Harp begins his discussion with the evolution of the automobile industries in the late nineteenth century and the appearance of Bibendum, arguably one of the most successful anthropomorphic mascots in advertising history. Through a lucid and witty reading of Michelin's ad campaigns, he argues that the Michelin Man represented the upper-middle-class white Frenchman who enjoyed life, education, and family. Deploying historical and literary references, early campaigns and newspaper columns conveyed to male readers the ideal of a tradition-conscious modernity open to automotive technology. Although it remained at base a tool to increase French tire consumption, the mascot clearly associated the fantasy of early automobile driving with a powerful sense of French patriarchy.

Such advertising would have, at best, spread the company's name among car enthusiasts. The Michelin family's goals were much broader, however, and they pursued indirect advertising that stressed economic and cultural modernization and patriotism. Seemingly obvious was the development of road guides. Harp excels at contextualizing the importance of Michelin travel manuals to early automobile drivers, to battlefield and elite tourism, and, last but not least, to food appreciation. As the travel industry evolved, it became clear that Bibendum no longer represented tires alone. The guides and the maps on which it was stamped, as well as road signs planted all around France, served to fuse travel, gastronomy, and regionalism into a patriotic image of Frenchness.

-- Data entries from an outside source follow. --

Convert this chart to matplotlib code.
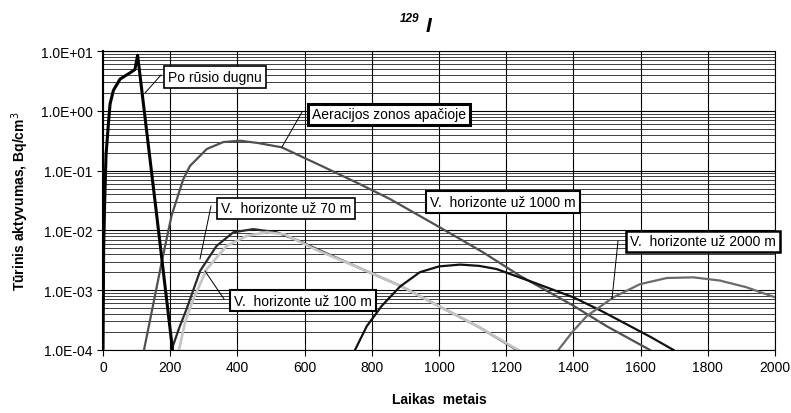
import numpy as np
from matplotlib import pyplot as plt
from matplotlib.ticker import FuncFormatter, LogLocator, MultipleLocator

plt.rcParams['font.family'] = ['Liberation Sans', 'DejaVu Sans']
plt.rcParams['font.size'] = 10

# kreivių duomenys (nuskaityti iš paveikslo)
po_x = [0, 2, 5, 9, 16, 21, 31, 51, 80, 95, 103, 160, 207]
po_y = [1e-4, 5e-3, 0.03, 0.18, 0.6, 1.3, 2.2, 3.4, 4.3, 4.9, 8.5, 0.0176, 1e-4]

aer_x = [122, 150, 175, 204, 239, 259, 309, 358, 408, 460, 532, 650, 760, 854,
         1003, 1131, 1241, 1400, 1499, 1628]
aer_y = [1e-4, 6e-4, 3e-3, 0.0176, 0.072, 0.12, 0.23, 0.30, 0.316, 0.29, 0.245,
         0.12, 0.061, 0.0335, 0.0112, 4.3e-3, 1.74e-3, 5.5e-4, 2.5e-4, 1e-4]

h70_x = [204, 225, 249, 289, 338, 388, 447, 517, 580, 636, 760, 884, 1003, 1120, 1232]
h70_y = [1e-4, 2.2e-4, 4.9e-4, 2.1e-3, 5.5e-3, 9.3e-3, 0.0105, 0.0093, 0.0068,
         0.0049, 0.0024, 1.19e-3, 5.3e-4, 2.4e-4, 1e-4]

h100_x = [226, 245, 269, 309, 368, 428, 487, 540, 636, 760, 884, 1003, 1120, 1236]
h100_y = [1e-4, 3e-4, 7.1e-4, 2.26e-3, 5.5e-3, 8.1e-3, 9.3e-3, 8.6e-3, 4.7e-3,
          2.4e-3, 1.19e-3, 5.3e-4, 2.4e-4, 1e-4]

h1000_x = [750, 785, 830, 884, 943, 1000, 1063, 1120, 1171, 1281, 1400, 1480,
           1558, 1630, 1698]
h1000_y = [1e-4, 2.5e-4, 5.5e-4, 1.15e-3, 2.0e-3, 2.5e-3, 2.68e-3, 2.55e-3,
           2.26e-3, 1.35e-3, 7.6e-4, 4.6e-4, 2.7e-4, 1.65e-4, 1e-4]

h2000_x = [1355, 1400, 1440, 1519, 1598, 1678, 1757, 1836, 1915, 2000]
h2000_y = [1e-4, 2.1e-4, 3.7e-4, 7.6e-4, 1.26e-3, 1.6e-3, 1.64e-3, 1.45e-3,
           1.12e-3, 7.6e-4]

W, H = 791, 414
fig = plt.figure(figsize=(W / 100, H / 100), dpi=100)
ax = fig.add_axes([103 / W, 1 - 351 / H, (775 - 103) / W, (351 - 52) / H])

ax.set_yscale('log')
ax.set_xlim(0, 2000)
ax.set_ylim(1e-4, 1e1)
ax.xaxis.set_major_locator(MultipleLocator(200))
ax.yaxis.set_major_locator(LogLocator(base=10, numticks=10))
ax.yaxis.set_minor_locator(LogLocator(base=10, subs=np.arange(2, 10), numticks=20))
ax.yaxis.set_major_formatter(FuncFormatter(lambda v, p: f"{v:.1E}"))
ax.yaxis.set_minor_formatter(FuncFormatter(lambda v, p: ""))

ax.grid(True, which='major', color='black', lw=0.8)
ax.grid(True, which='minor', axis='y', color='#202020', lw=0.6)
ax.tick_params(which='major', direction='out', length=4, width=0.8, labelsize=10)
ax.tick_params(which='minor', length=0)
for s in ax.spines.values():
    s.set_linewidth(0.8)
ax.spines['left'].set_linewidth(1.5)
ax.set_axisbelow(True)

ax.plot(aer_x, aer_y, color='#505050', lw=1.6)
ax.plot(h70_x, h70_y, color='#2a2a2a', lw=1.6)
ax.plot(h100_x, h100_y, color='#c4c4c4', lw=1.9)
ax.plot(h1000_x, h1000_y, color='#111111', lw=1.6)
ax.plot(h2000_x, h2000_y, color='#6a6a6a', lw=1.6)
ax.plot(po_x, po_y, color='black', lw=2.2)

ax.set_xlabel('Laikas  metais', fontweight='bold', labelpad=13)
ax.set_ylabel('Tūrinis aktyvumas, Bq/cm$^3$', fontweight='bold', labelpad=7)


def fp(px, py):
    return (px / W, 1 - py / H)


# užrašai su rėmeliais ir rodyklėmis
labels = [
    ('Po rūsio dugnu', (168, 78), (161, 76), (145, 94), 1.2),
    ('Aeracijos zonos apačioje', (312, 115.5), (302, 113), (282, 148), 2.2),
    ('V.  horizonte už 70 m', (221, 209.5), (211, 207), (200, 260), 1.2),
    ('V.  horizonte už 100 m', (234, 301.5), (224, 300), (205, 272), 1.5),
    ('V.  horizonte už 1000 m', (430, 203), (580, 202), (580, 297), 1.5),
    ('V.  horizonte už 2000 m', (630, 242.5), (618, 242), (612, 300), 1.8),
]
for txt, tpos, l0, l1, bw in labels:
    fig.add_artist(plt.Line2D([l0[0] / W, l1[0] / W], [1 - l0[1] / H, 1 - l1[1] / H],
                              transform=fig.transFigure, color='black', lw=0.7))
    fig.text(*fp(*tpos), txt, ha='left', va='center', fontsize=10,
             bbox=dict(boxstyle='square,pad=0.28', fc='white', ec='black', lw=bw))

fig.text(*fp(410, 19), '129', ha='center', va='center', fontsize=8.5,
         fontweight='bold', fontstyle='italic')
fig.text(*fp(428, 26), 'I', ha='center', va='center', fontsize=15,
         fontweight='bold', fontstyle='italic')

fig.savefig('out.png', dpi=100)
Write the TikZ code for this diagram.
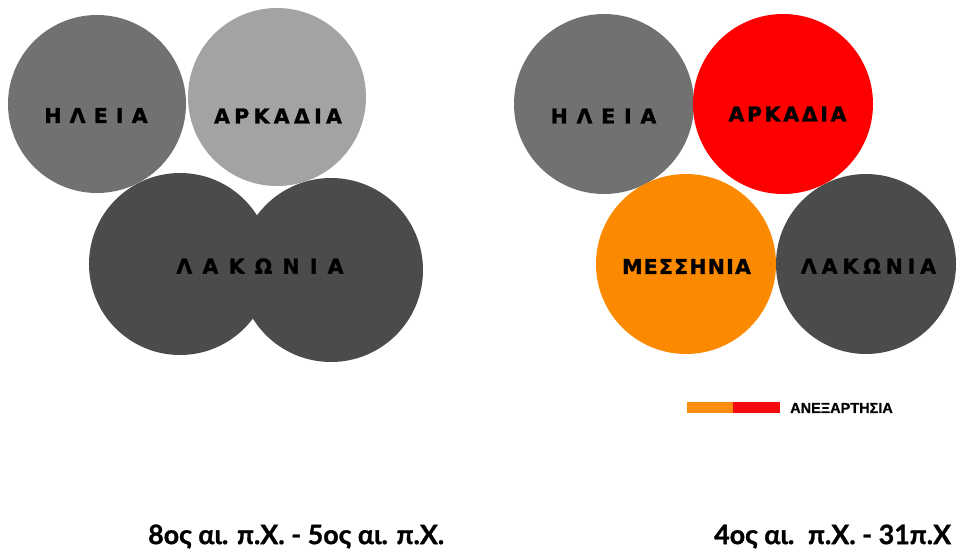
\documentclass[tikz,border=0pt]{standalone}
\usepackage{fontspec}
\usepackage{xcolor}
\newfontfamily\lblfont{DejaVu Sans Bold}[FakeBold=1.4]
\newfontfamily\keyfont{Liberation Sans Bold}[FakeBold=0.6]
\newfontfamily\datefont{Lato Bold}[FakeBold=1]
\definecolor{gm}{HTML}{707271}
\definecolor{gl}{HTML}{A2A4A3}
\definecolor{gd}{HTML}{4A4C4B}
\definecolor{kr}{HTML}{FE0000}
\definecolor{ko}{HTML}{FC8A00}
\definecolor{kbr}{HTML}{F50A10}
\definecolor{kbo}{HTML}{FA8C10}

\tikzset{
  region/.style={inner sep=0pt,text=black,
    font=\lblfont\fontsize{20.5}{20.5}\selectfont\addfontfeature{LetterSpace=#1}},
  region/.default=0,
  datum/.style={inner sep=0pt,anchor=west,text=black,
    font=\datefont\fontsize{26.8}{26.8}\selectfont}
}

\begin{document}
\begin{tikzpicture}[x=1pt,y=-1pt]
  \fill[white] (0,0) rectangle (956,554);

  % Left map: 8th - 5th century
  \foreach \x/\y/\r/\c in {97/104/89/gm, 277/97/89/gl, 180/264/91/gd, 331/270/92/gd} {
    \fill[\c] (\x,\y) circle (\r);
  }
  \node[region=40] (ileiaA) at (96,115.5) {ΗΛΕΙΑ};
  \node[region=21] (arkadiaA) at (278,116) {ΑΡΚΑΔΙΑ};
  \node[region=50] (lakoniaA) at (260,266) {ΛΑΚΩΝΙΑ};

  % Right map: 4th century - 31 BC
  \foreach \x/\y/\c in {604/104/gm, 783/104/kr, 686/264/ko, 866/264/gd} {
    \fill[\c] (\x,\y) circle (90);
  }
  \node[region=43] (ileiaB) at (603.5,116) {ΗΛΕΙΑ};
  \node[region=13] (arkadiaB) at (787.5,114) {ΑΡΚΑΔΙΑ};
  \node[region=6] (messiniaB) at (686.5,266.5) {ΜΕΣΣΗΝΙΑ};
  \node[region=24] (lakoniaB) at (868.5,266) {ΛΑΚΩΝΙΑ};

  % Key
  \fill[kbo] (687,402) rectangle (733,413);
  \fill[kbr] (733,402) rectangle (780,413);
  \node[inner sep=0pt,anchor=west,font=\keyfont\fontsize{14.5}{14.5}\selectfont]
    (key) at (790,408) {ΑΝΕΞΑΡΤΗΣΙΑ};

  % Dates
  \node[datum] (dateA) at (148,536.5) {8ος αι. π.Χ. - 5ος αι. π.Χ.};
  \node[datum] (dateB) at (714,536.5) {4ος αι.\hspace{5pt} π.Χ. - 31π.Χ};
\end{tikzpicture}
\end{document}
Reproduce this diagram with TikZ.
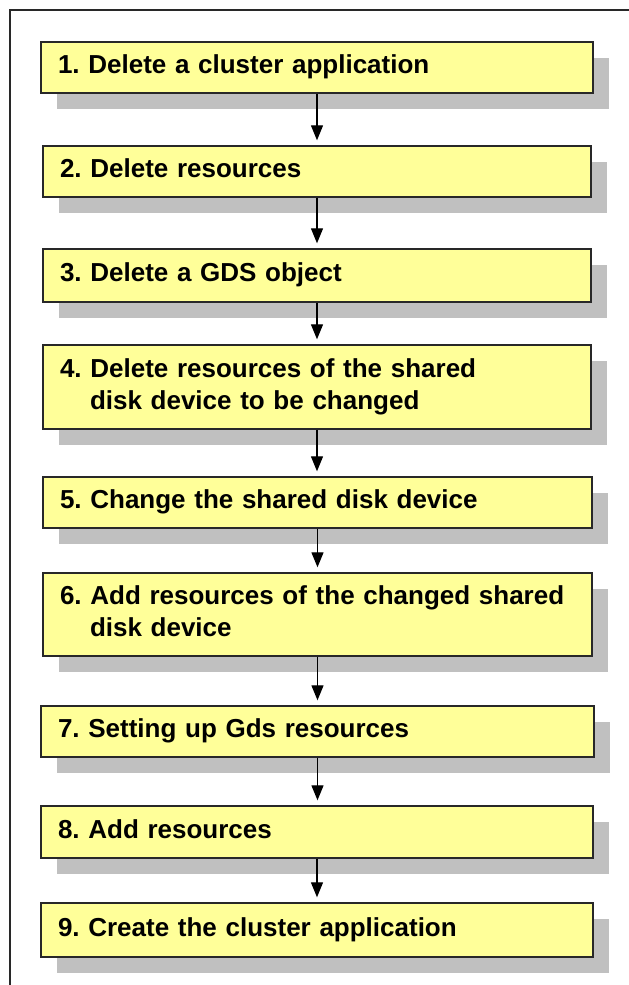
\documentclass[tikz,border=0pt]{standalone}
\usepackage{fontspec}
\setmainfont{Liberation Sans}
\usetikzlibrary{arrows.meta,shadows}
\definecolor{boxfill}{RGB}{255,255,153}
\definecolor{boxline}{RGB}{40,40,40}
\definecolor{shgray}{RGB}{192,192,192}
\frenchspacing
\begin{document}
\begin{tikzpicture}[x=1pt,y=-1pt,
  stepbox/.style={draw=boxline, line width=1.4pt, fill=boxfill, inner xsep=17pt, inner ysep=0pt,
    align=left, anchor=center,
    font=\fontsize{26}{32}\selectfont\bfseries\frenchspacing,
    general shadow={fill=shgray, shadow xshift=15.5pt, shadow yshift=-16pt}},
  arr/.style={line width=1.3pt, -{Triangle[length=15pt,width=12pt]}, shorten >=5pt},
  frameline/.style={line width=1.4pt, draw=boxline}]
\useasboundingbox (0,0) rectangle (629,985);
\draw[frameline] (629,10) -- (10,10) -- (10,985);
\node[stepbox, minimum width=552pt, minimum height=51pt, text width=518pt] (b1) at (317,67.5) {\strut 1. Delete a cluster application};
\node[stepbox, minimum width=548pt, minimum height=51pt, text width=514pt] (b2) at (317,171.5) {\strut 2. Delete resources};
\node[stepbox, minimum width=548pt, minimum height=53pt, text width=514pt] (b3) at (317,275.5) {\strut 3. Delete a GDS object};
\node[stepbox, minimum width=548pt, minimum height=84pt, text width=514pt] (b4) at (317,387) {\strut 4. Delete resources of the shared\\\strut\hspace*{30pt}disk device to be changed};
\node[stepbox, minimum width=549pt, minimum height=51pt, text width=515pt] (b5) at (317.5,502.5) {\strut 5. Change the shared disk device};
\node[stepbox, minimum width=549pt, minimum height=83pt, text width=515pt] (b6) at (317.5,614.5) {\strut 6. Add resources of the changed shared\\\strut\hspace*{30pt}disk device};
\node[stepbox, minimum width=553pt, minimum height=51pt, text width=519pt] (b7) at (317.5,731.5) {\strut 7. Setting up Gds resources};
\node[stepbox, minimum width=552pt, minimum height=52pt, text width=518pt] (b8) at (317,832) {\strut 8. Add resources};
\node[stepbox, minimum width=552pt, minimum height=54pt, text width=518pt] (b9) at (317,930) {\strut 9. Create the cluster application};
\draw[arr] (b1.south) -- (b1.south |- b2.north);
\draw[arr] (b2.south) -- (b2.south |- b3.north);
\draw[arr] (b3.south) -- (b3.south |- b4.north);
\draw[arr] (b4.south) -- (b4.south |- b5.north);
\draw[arr] (b5.south) -- (b5.south |- b6.north);
\draw[arr] (b6.south) -- (b6.south |- b7.north);
\draw[arr] (b7.south) -- (b7.south |- b8.north);
\draw[arr] (b8.south) -- (b8.south |- b9.north);
\end{tikzpicture}
\end{document}
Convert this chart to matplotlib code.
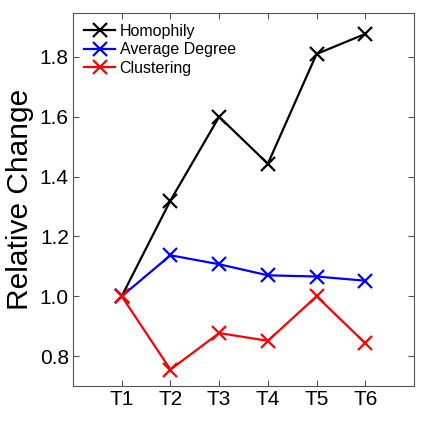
import matplotlib
matplotlib.use("Agg")
import matplotlib.pyplot as plt

plt.rcParams['font.family'] = ['Liberation Sans', 'DejaVu Sans']

periods = ['T1', 'T2', 'T3', 'T4', 'T5', 'T6']
homophily = [1.0, 1.32, 1.60, 1.443, 1.81, 1.877]
avg_degree = [1.0, 1.137, 1.107, 1.07, 1.066, 1.052]
clustering = [1.0, 0.755, 0.877, 0.851, 1.0, 0.843]

x = list(range(1, len(periods) + 1))

fig = plt.figure(figsize=(4.36, 4.36), dpi=100)
ax = fig.add_axes([73 / 436, 50 / 436, 341 / 436, 373 / 436])

ax.plot(x, homophily, '-x', color='black', lw=1.6, ms=10, mew=1.6, label='Homophily')
ax.plot(x, avg_degree, '-x', color='blue', lw=1.6, ms=10, mew=1.6, label='Average Degree')
ax.plot(x, clustering, '-x', color='red', lw=1.6, ms=10, mew=1.6, label='Clustering')

ax.set_xlim(0, 7)
ax.set_ylim(0.7, 1.947)
ax.set_xticks(x)
ax.set_xticklabels(periods)
ax.set_yticks([0.8, 1.0, 1.2, 1.4, 1.6, 1.8])
ax.set_yticklabels(['0.8', '1.0', '1.2', '1.4', '1.6', '1.8'])
ax.tick_params(labelsize=15, direction='in', length=4, top=True, right=True,
               color='#555555', pad=3)
for sp in ax.spines.values():
    sp.set_color('#555555')
ax.set_ylabel('Relative Change', fontsize=21.5, labelpad=4)

ax.legend(loc='upper left', bbox_to_anchor=(0.01, 0.992), fontsize=11.5, frameon=False,
          handlelength=1.9, handletextpad=0.3, borderaxespad=0.1, labelspacing=0.22)

fig.savefig('out.png', dpi=100)
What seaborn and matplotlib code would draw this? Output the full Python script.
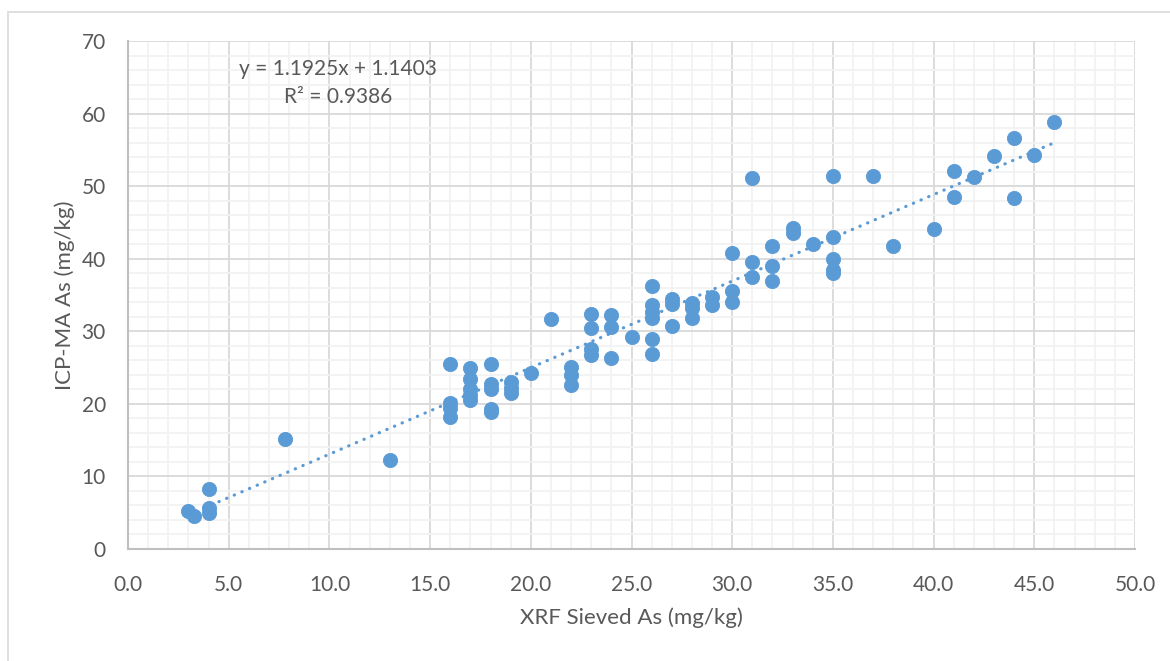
import matplotlib
matplotlib.use("Agg")
import matplotlib.pyplot as plt
from matplotlib.ticker import MultipleLocator, FormatStrFormatter
from matplotlib.patches import Rectangle
import numpy as np
import pandas as pd
import seaborn as sns

# ---- data ----
xrf_sieved_as = [
    3.0, 3.3, 4, 4, 4, 7.8, 13,
    16, 16, 16, 16,
    17, 17, 17, 17, 17,
    18, 18, 18, 18, 18,
    19, 19, 19,
    20, 21,
    22, 22, 22,
    23, 23, 23, 23,
    24, 24, 24,
    25,
    26, 26, 26, 26, 26, 26,
    27, 27, 27,
    28, 28, 28,
    29, 29,
    30, 30, 30,
    31, 31, 31,
    32, 32, 32,
    33, 33,
    34,
    35, 35, 35, 35, 35,
    37, 38, 40,
    41, 41,
    42, 43,
    44, 44,
    45, 46,
]
icp_ma_as = [
    5.2, 4.6, 8.3, 5.6, 4.9, 15.2, 12.3,
    25.5, 20.1, 19.4, 18.2,
    24.9, 23.4, 22.0, 21.2, 20.5,
    25.5, 22.7, 22.1, 19.3, 18.9,
    23.0, 22.2, 21.5,
    24.3, 31.7,
    25.1, 24.0, 22.6,
    32.4, 30.4, 27.5, 26.7,
    32.3, 30.6, 26.3,
    29.2,
    36.3, 33.6, 32.6, 31.8, 29.0, 26.9,
    34.5, 33.8, 30.7,
    33.9, 33.2, 31.8,
    34.7, 33.6,
    40.8, 35.5, 34.1,
    51.1, 39.6, 37.5,
    41.8, 39.0, 36.9,
    44.3, 43.5,
    42.0,
    51.4, 43.0, 40.0, 38.4, 38.0,
    51.4, 41.7, 44.1,
    52.1, 48.5,
    51.3, 54.2,
    56.6, 48.3,
    54.3, 58.8,
]
trend_slope = 1.1925
trend_intercept = 1.1403
r_squared = 0.9386
x_label = "XRF Sieved As (mg/kg)"
y_label = "ICP-MA As (mg/kg)"
equation_text = "y = 1.1925x + 1.1403"
r2_text = "R² = 0.9386"

df = pd.DataFrame({"xrf": xrf_sieved_as, "icp": icp_ma_as})
trend_x = [min(xrf_sieved_as), max(xrf_sieved_as)]
trend_df = pd.DataFrame({"x": trend_x,
                         "y": [trend_slope * v + trend_intercept for v in trend_x]})

# ---- style ----
sns.set_theme(style="white")
plt.rcParams["font.family"] = ["Lato", "DejaVu Sans"]

BLUE = "#5B9BD5"
TEXT = "#595959"

fig = plt.figure(figsize=(11.70, 6.61), dpi=100)
fig.patch.set_facecolor("white")
ax = fig.add_axes([128 / 1170, 1 - 549 / 661, 1007 / 1170, 508 / 661])

# trend line (dotted)
sns.lineplot(data=trend_df, x="x", y="y", ax=ax, color=BLUE, lw=2.3,
             zorder=3, legend=False)
ln = ax.lines[-1]
ln.set_linestyle((0, (0.1, 2.5)))
ln.set_dash_capstyle("round")

sns.scatterplot(data=df, x="xrf", y="icp", ax=ax, color=BLUE, s=105,
                edgecolor=BLUE, linewidth=0.6, zorder=4, legend=False)

ax.set_xlim(0, 50)
ax.set_ylim(0, 70)
ax.xaxis.set_major_locator(MultipleLocator(5))
ax.xaxis.set_minor_locator(MultipleLocator(1))
ax.yaxis.set_major_locator(MultipleLocator(10))
ax.yaxis.set_minor_locator(MultipleLocator(2))
ax.xaxis.set_major_formatter(FormatStrFormatter("%.1f"))

ax.grid(which="minor", color="#F2F2F2", lw=1.3, zorder=0)
ax.grid(which="major", color="#D9D9D9", lw=1.3, zorder=1)
ax.set_axisbelow(True)

for s in ["top", "right"]:
    ax.spines[s].set_visible(False)
for s in ["left", "bottom"]:
    ax.spines[s].set_color("#BFBFBF")
    ax.spines[s].set_linewidth(1.5)

ax.tick_params(axis="x", which="both", length=0, pad=19, labelsize=15, labelcolor=TEXT)
ax.tick_params(axis="y", which="both", length=0, pad=16, labelsize=15, labelcolor=TEXT)

ax.set_xlabel(x_label, fontsize=16, color=TEXT)
ax.set_ylabel(y_label, fontsize=16, color=TEXT)
ax.xaxis.set_label_coords(0.5, -0.115)
ax.yaxis.set_label_coords(-0.053, 0.5)

ax.text(0.2085, 0.945, equation_text, transform=ax.transAxes, ha="center",
        va="center", fontsize=15, color=TEXT)
ax.text(0.2085, 0.890, r2_text, transform=ax.transAxes, ha="center",
        va="center", fontsize=15, color=TEXT)

# outer chart-area border
fig.patches.append(Rectangle((8 / 1170, -0.05), 1.2, 1 - 12 / 661 + 0.05,
                             transform=fig.transFigure, fill=False,
                             edgecolor="#D9D9D9", lw=1.2))

fig.savefig("out.png", dpi=100, facecolor="white")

Reinforcing its portrayal of the company as quintessentially French and modern, Michelin expanded its marketing through patriarch André Michelin's sponsorship of the pronatalist movement and aeronautics. The company also supported rationalization at all levels, from the factory floor to the repair shop. Michelin stressed the need for Taylorist and Fordist methods of production, which it combined with a series of social programs to [End Page 416] ensure worker allegiance. One of the first companies to introduce such practices in French business, it also encouraged lowering car prices to prompt stronger sales among all social classes. By offering a valuable synthesis of this process, Harp demonstrates how the company, posing as a defender of patriotic values, hoped to preserve French socioeconomic independence and modernization in the face of American competition.

By casting Michelin's history in the framework of twentieth-century French culture, Harp makes a strong case for using business history as a window onto cultural change. One wishes that he had devoted more space to tire marketing in the postwar years, perhaps by surveying Bibendum's role in bicycle races such as the Tour de France, thus shedding more light on the reception of the Michelin symbol at the mass cultural level. (When the withdrawal of Bibendum from the Tour's advertising parade in the late 1980s—in favor of a space-shuttle model with big tires—met with public skepticism, the mascot soon returned.) Nonetheless, Harp's achievement is notable. He has offered a strong base on which to build further studies on the role of advertising in mass culture while contributing significantly to our understanding of French culture.

 



Guillaume de Syon

Dr. de Syon is associate professor of history at Albright College in Reading, Pennsylvania.